→ Available data:
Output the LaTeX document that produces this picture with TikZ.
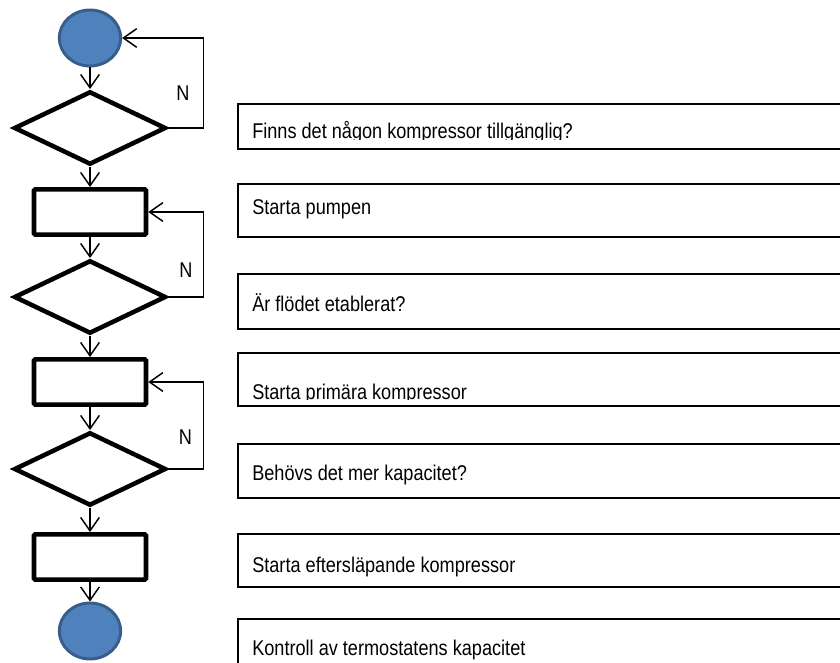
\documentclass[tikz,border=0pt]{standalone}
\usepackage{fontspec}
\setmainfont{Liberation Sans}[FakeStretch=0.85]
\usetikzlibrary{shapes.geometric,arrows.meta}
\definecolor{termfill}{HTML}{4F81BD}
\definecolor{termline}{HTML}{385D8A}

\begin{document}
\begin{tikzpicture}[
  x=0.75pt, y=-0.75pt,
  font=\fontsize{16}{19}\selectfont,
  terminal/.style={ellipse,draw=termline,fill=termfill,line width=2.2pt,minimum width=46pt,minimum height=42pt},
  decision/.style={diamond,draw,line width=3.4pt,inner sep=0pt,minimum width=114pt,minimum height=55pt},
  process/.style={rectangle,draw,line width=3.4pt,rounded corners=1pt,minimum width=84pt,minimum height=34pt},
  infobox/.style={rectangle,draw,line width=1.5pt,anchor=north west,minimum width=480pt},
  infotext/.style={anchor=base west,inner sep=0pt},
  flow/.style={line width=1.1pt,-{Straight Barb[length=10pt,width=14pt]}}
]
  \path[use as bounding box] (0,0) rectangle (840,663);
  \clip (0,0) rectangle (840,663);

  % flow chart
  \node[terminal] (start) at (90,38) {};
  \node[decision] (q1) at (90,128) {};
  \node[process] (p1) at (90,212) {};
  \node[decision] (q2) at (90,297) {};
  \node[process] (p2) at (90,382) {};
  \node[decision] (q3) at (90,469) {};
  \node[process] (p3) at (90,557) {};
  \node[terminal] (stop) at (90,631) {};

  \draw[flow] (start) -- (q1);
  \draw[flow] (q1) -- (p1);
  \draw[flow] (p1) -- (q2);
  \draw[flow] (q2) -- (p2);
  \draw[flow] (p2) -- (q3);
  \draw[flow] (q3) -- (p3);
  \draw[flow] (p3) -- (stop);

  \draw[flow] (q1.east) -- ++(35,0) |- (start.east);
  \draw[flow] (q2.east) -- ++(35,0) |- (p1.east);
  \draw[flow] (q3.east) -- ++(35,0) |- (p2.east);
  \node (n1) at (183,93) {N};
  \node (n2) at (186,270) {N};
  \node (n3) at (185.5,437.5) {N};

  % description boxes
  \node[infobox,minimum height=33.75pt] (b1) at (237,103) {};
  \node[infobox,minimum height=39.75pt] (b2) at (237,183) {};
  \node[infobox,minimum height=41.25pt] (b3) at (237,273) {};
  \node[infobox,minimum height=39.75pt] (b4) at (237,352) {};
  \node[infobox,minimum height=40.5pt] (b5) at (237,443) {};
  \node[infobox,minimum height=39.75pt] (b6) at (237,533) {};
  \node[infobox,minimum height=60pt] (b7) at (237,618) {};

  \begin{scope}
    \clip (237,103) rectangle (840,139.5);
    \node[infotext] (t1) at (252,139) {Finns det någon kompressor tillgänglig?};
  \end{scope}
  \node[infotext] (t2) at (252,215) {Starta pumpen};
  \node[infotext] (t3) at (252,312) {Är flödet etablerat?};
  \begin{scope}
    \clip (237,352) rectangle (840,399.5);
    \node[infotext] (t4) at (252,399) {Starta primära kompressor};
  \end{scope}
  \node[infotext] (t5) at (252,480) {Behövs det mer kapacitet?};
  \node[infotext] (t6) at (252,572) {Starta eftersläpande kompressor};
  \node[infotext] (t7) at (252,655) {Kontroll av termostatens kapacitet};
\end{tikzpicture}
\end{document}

→ Short task:
Copy nothing but the lines from the first one in the listing through the line with "(stop) at (90,631)", and omit the pictures.

→ Solution for this task:
Output the LaTeX document that produces this picture with TikZ.
\documentclass[tikz,border=0pt]{standalone}
\usepackage{fontspec}
\setmainfont{Liberation Sans}[FakeStretch=0.85]
\usetikzlibrary{shapes.geometric,arrows.meta}
\definecolor{termfill}{HTML}{4F81BD}
\definecolor{termline}{HTML}{385D8A}

\begin{document}
\begin{tikzpicture}[
  x=0.75pt, y=-0.75pt,
  font=\fontsize{16}{19}\selectfont,
  terminal/.style={ellipse,draw=termline,fill=termfill,line width=2.2pt,minimum width=46pt,minimum height=42pt},
  decision/.style={diamond,draw,line width=3.4pt,inner sep=0pt,minimum width=114pt,minimum height=55pt},
  process/.style={rectangle,draw,line width=3.4pt,rounded corners=1pt,minimum width=84pt,minimum height=34pt},
  infobox/.style={rectangle,draw,line width=1.5pt,anchor=north west,minimum width=480pt},
  infotext/.style={anchor=base west,inner sep=0pt},
  flow/.style={line width=1.1pt,-{Straight Barb[length=10pt,width=14pt]}}
]
  \path[use as bounding box] (0,0) rectangle (840,663);
  \clip (0,0) rectangle (840,663);

  % flow chart
  \node[terminal] (start) at (90,38) {};
  \node[decision] (q1) at (90,128) {};
  \node[process] (p1) at (90,212) {};
  \node[decision] (q2) at (90,297) {};
  \node[process] (p2) at (90,382) {};
  \node[decision] (q3) at (90,469) {};
  \node[process] (p3) at (90,557) {};
  \node[terminal] (stop) at (90,631) {};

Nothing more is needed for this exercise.